After that, Xcavator effectively disappeared. The prototype and its source code went into storage and sat there for years, ultimately outlasting Oberth himself, who passed away in 2012. The key turning point came when Oberth’s family donated the prototype to the VGHF, a nonprofit organization dedicated to preserving video games, recovering lost works, and keeping gaming history from quietly fading away.
From there, the restoration became a collaboration. With support from Mega Cat Studios and Retro Entertainment Games—and crucially, using development tools that match what would have been used in 1991—the foundation worked to convert the unfinished build into a polished, complete experience suitable for a modern retro cartridge release.
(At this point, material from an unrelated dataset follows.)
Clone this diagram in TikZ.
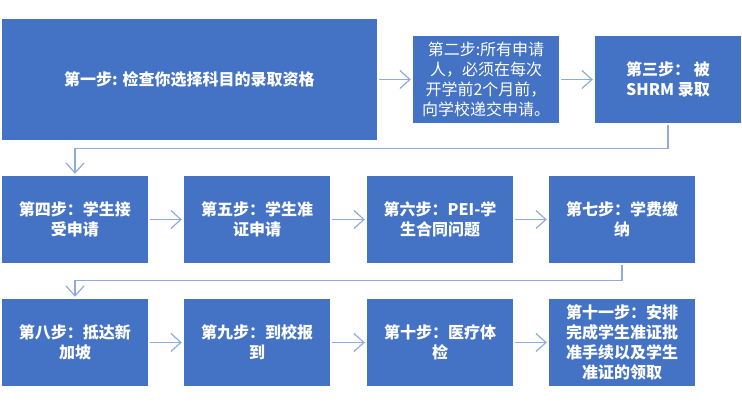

There’s also a charitable angle built into the project. Profits beyond manufacturing costs will go to the Video Game History Foundation to fund preservation work, including archiving games, researching lost titles, and restoring aging materials before they degrade beyond repair. VGHF founder and director Frank Cifaldi described the original prototype as a rare look at the challenges indie developers faced trying to break into the console business during the 8-bit era—adding that the game’s eventual release is only possible because Oberth kept his work and his family ensured it reached preservationists.
If you’re considering a pre-order, timing matters. Pre-orders for Xcavator 2025 are currently open and will run through January 10, 2026, with shipments planned for Q2 2026—meaning this revived NES puzzler is expected to finally arrive in players’ hands next year, decades after it was first built.